## WRITTEN REQUEST
The entire listing is to be repeated verbatim.

## SUPPLIED MATERIAL
════
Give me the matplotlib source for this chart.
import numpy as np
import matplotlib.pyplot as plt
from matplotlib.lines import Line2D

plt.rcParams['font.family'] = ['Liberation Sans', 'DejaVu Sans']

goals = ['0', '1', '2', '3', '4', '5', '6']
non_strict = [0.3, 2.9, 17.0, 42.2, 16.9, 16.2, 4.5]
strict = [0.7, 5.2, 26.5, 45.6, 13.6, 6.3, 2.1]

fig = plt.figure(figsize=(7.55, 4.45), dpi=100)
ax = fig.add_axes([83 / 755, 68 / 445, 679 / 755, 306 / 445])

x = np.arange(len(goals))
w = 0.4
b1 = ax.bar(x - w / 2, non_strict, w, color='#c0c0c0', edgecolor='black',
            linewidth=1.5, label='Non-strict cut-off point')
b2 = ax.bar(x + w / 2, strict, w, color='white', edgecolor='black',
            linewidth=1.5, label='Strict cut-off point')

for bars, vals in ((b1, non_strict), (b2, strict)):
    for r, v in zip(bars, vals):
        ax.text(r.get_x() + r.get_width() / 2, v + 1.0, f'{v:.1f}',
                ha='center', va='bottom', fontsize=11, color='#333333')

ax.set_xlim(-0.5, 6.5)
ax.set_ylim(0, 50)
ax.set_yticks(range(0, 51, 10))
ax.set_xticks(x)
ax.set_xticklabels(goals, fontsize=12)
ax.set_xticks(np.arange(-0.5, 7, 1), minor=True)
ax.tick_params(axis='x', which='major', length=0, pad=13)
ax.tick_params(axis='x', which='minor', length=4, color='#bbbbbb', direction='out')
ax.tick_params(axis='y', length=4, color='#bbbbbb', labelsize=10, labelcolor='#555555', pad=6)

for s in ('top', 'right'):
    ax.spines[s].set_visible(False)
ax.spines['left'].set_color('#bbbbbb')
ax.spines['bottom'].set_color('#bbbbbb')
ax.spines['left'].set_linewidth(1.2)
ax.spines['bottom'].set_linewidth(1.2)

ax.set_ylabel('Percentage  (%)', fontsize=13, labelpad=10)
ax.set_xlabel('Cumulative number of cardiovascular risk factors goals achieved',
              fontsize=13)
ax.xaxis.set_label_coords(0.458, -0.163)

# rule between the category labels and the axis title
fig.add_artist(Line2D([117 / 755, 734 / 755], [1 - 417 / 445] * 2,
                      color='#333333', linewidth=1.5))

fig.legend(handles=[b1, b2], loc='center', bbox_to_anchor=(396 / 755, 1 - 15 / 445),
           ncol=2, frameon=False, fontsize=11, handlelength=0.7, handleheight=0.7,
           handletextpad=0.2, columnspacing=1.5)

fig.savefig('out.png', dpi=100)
════
## SOLUTION FOR THIS EXERCISE
Give me the matplotlib source for this chart.
import numpy as np
import matplotlib.pyplot as plt
from matplotlib.lines import Line2D

plt.rcParams['font.family'] = ['Liberation Sans', 'DejaVu Sans']

goals = ['0', '1', '2', '3', '4', '5', '6']
non_strict = [0.3, 2.9, 17.0, 42.2, 16.9, 16.2, 4.5]
strict = [0.7, 5.2, 26.5, 45.6, 13.6, 6.3, 2.1]

fig = plt.figure(figsize=(7.55, 4.45), dpi=100)
ax = fig.add_axes([83 / 755, 68 / 445, 679 / 755, 306 / 445])

x = np.arange(len(goals))
w = 0.4
b1 = ax.bar(x - w / 2, non_strict, w, color='#c0c0c0', edgecolor='black',
            linewidth=1.5, label='Non-strict cut-off point')
b2 = ax.bar(x + w / 2, strict, w, color='white', edgecolor='black',
            linewidth=1.5, label='Strict cut-off point')

for bars, vals in ((b1, non_strict), (b2, strict)):
    for r, v in zip(bars, vals):
        ax.text(r.get_x() + r.get_width() / 2, v + 1.0, f'{v:.1f}',
                ha='center', va='bottom', fontsize=11, color='#333333')

ax.set_xlim(-0.5, 6.5)
ax.set_ylim(0, 50)
ax.set_yticks(range(0, 51, 10))
ax.set_xticks(x)
ax.set_xticklabels(goals, fontsize=12)
ax.set_xticks(np.arange(-0.5, 7, 1), minor=True)
ax.tick_params(axis='x', which='major', length=0, pad=13)
ax.tick_params(axis='x', which='minor', length=4, color='#bbbbbb', direction='out')
ax.tick_params(axis='y', length=4, color='#bbbbbb', labelsize=10, labelcolor='#555555', pad=6)

for s in ('top', 'right'):
    ax.spines[s].set_visible(False)
ax.spines['left'].set_color('#bbbbbb')
ax.spines['bottom'].set_color('#bbbbbb')
ax.spines['left'].set_linewidth(1.2)
ax.spines['bottom'].set_linewidth(1.2)

ax.set_ylabel('Percentage  (%)', fontsize=13, labelpad=10)
ax.set_xlabel('Cumulative number of cardiovascular risk factors goals achieved',
              fontsize=13)
ax.xaxis.set_label_coords(0.458, -0.163)

# rule between the category labels and the axis title
fig.add_artist(Line2D([117 / 755, 734 / 755], [1 - 417 / 445] * 2,
                      color='#333333', linewidth=1.5))

fig.legend(handles=[b1, b2], loc='center', bbox_to_anchor=(396 / 755, 1 - 15 / 445),
           ncol=2, frameon=False, fontsize=11, handlelength=0.7, handleheight=0.7,
           handletextpad=0.2, columnspacing=1.5)

fig.savefig('out.png', dpi=100)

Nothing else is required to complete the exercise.